In that case, the most effective entry point may not be a general athletics ask, it may be a targeted invitation to support student-athlete development programming, where their behavior already shows alignment. From there, broader engagement can naturally follow over time.
This is where segmentation becomes powerful, not as a reporting exercise, but as a decision-making tool that improves outcomes.
Equally important is the shift from collecting data to activating data. Too much valuable information in athletics today sits unused or under-leveraged because it is not directly tied to communication or fundraising workflows.
When institutions begin standardizing how engagement data is captured and connected to outreach, they elevate their operational maturity. Fundraising becomes less reactive and more predictive. Communication becomes more relevant. And donor experiences become more personal.
The opportunity is to not only gather more data, it is to make the data you already have actionable.
Because when you can clearly see patterns of passion, behavior, and connection, you stop guessing where to ask for support… and start knowing.
Small moments compound into big outcomes
And importantly, these initiatives do not compete with each other as much as people think.
In fact, they often compound and complement.

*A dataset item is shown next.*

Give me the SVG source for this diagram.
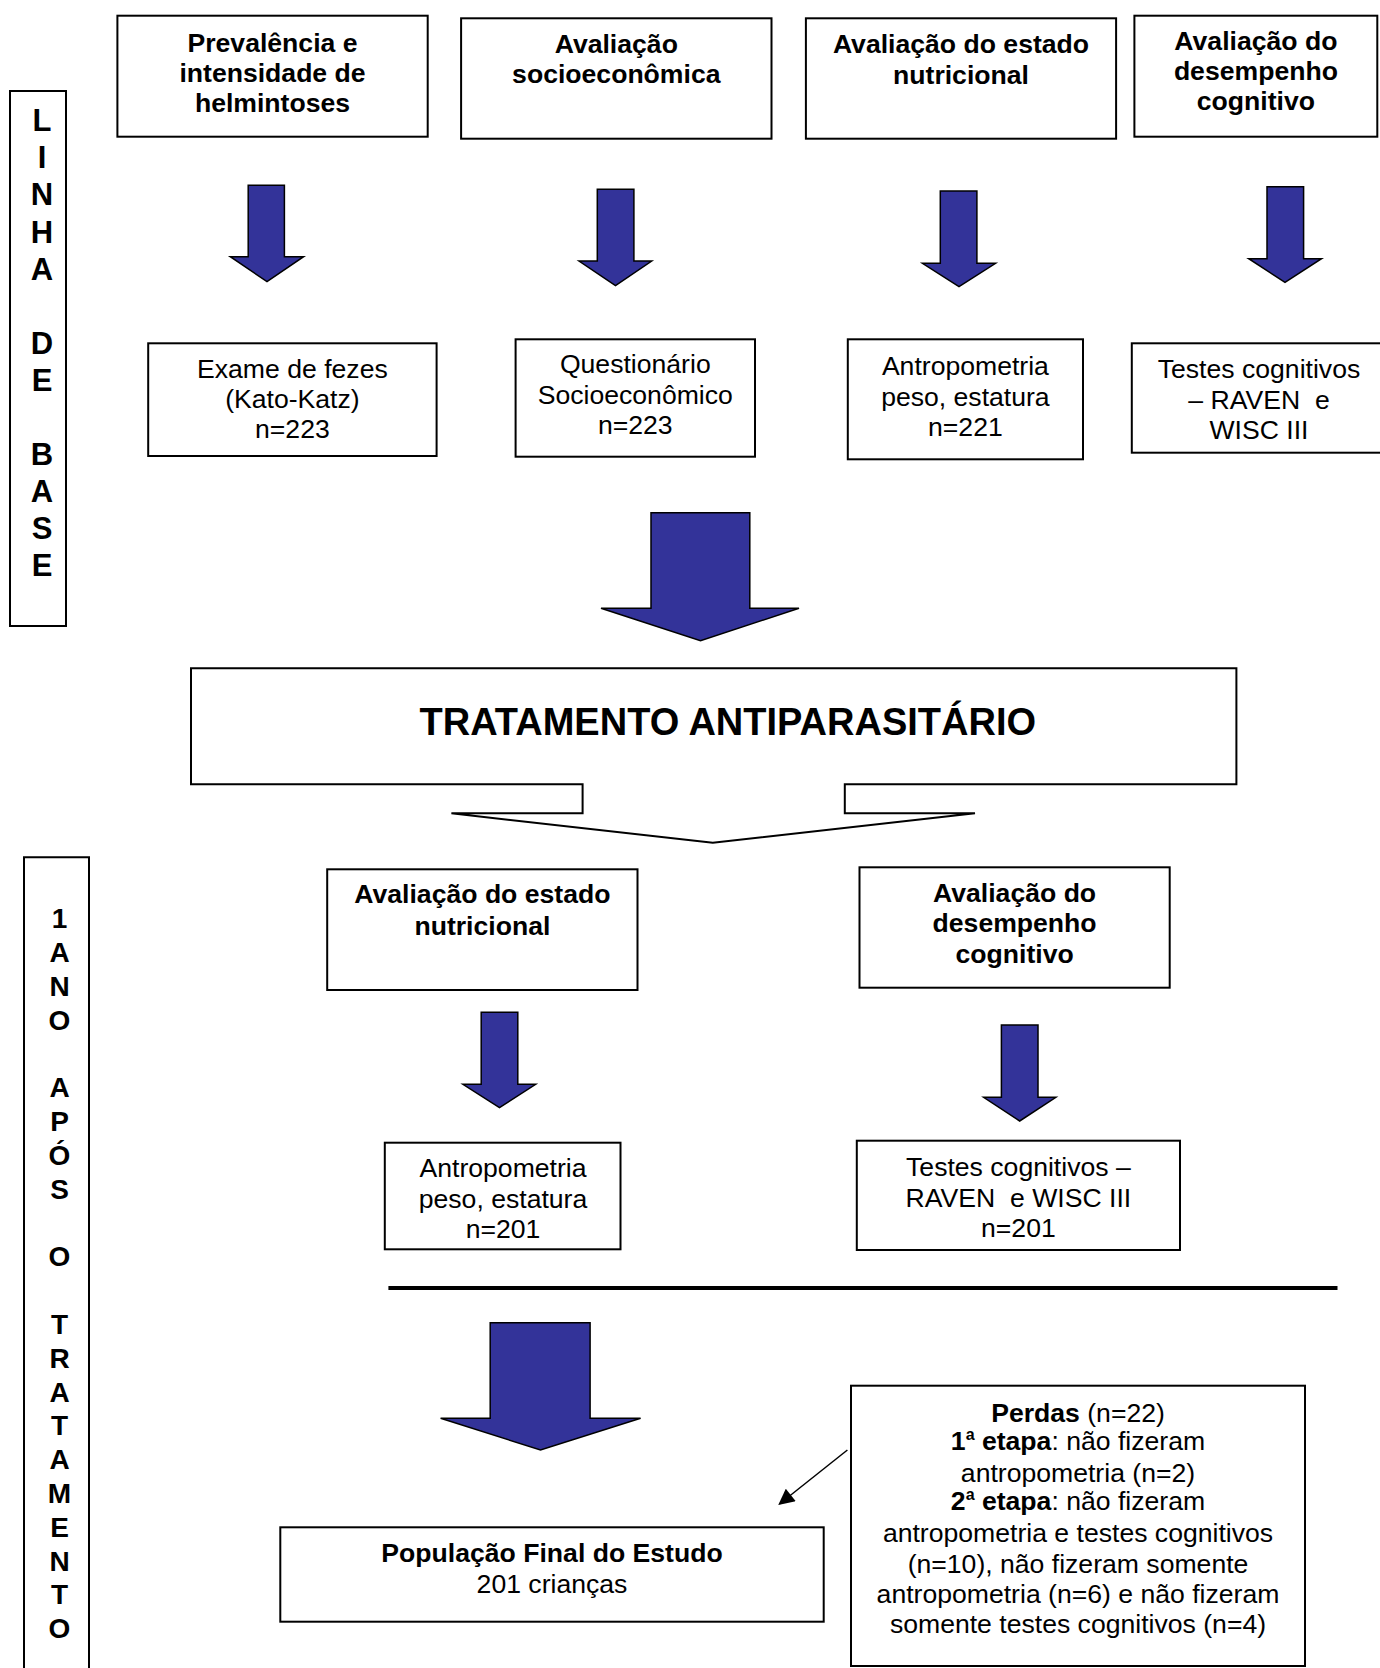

When supporters repeatedly see authentic stories connected to real impact, they begin to view athletics philanthropy differently. They stop seeing giving as a once-a-year transaction and start seeing themselves as ongoing participants in the experience.
That cultural shift matters.
Because the future financial model of college athletics will require far more participation, far more creativity, and far more distributed storytelling than most departments currently operate with today.
The departments that survive and grow through the next decade of change will not simply be the ones with the biggest donors. They will be the ones that learn how to activate the passion that already exists inside their communities every single day.
Sometimes doing more with less is not about working harder. Sometimes it is simply about seeing fundraising differently.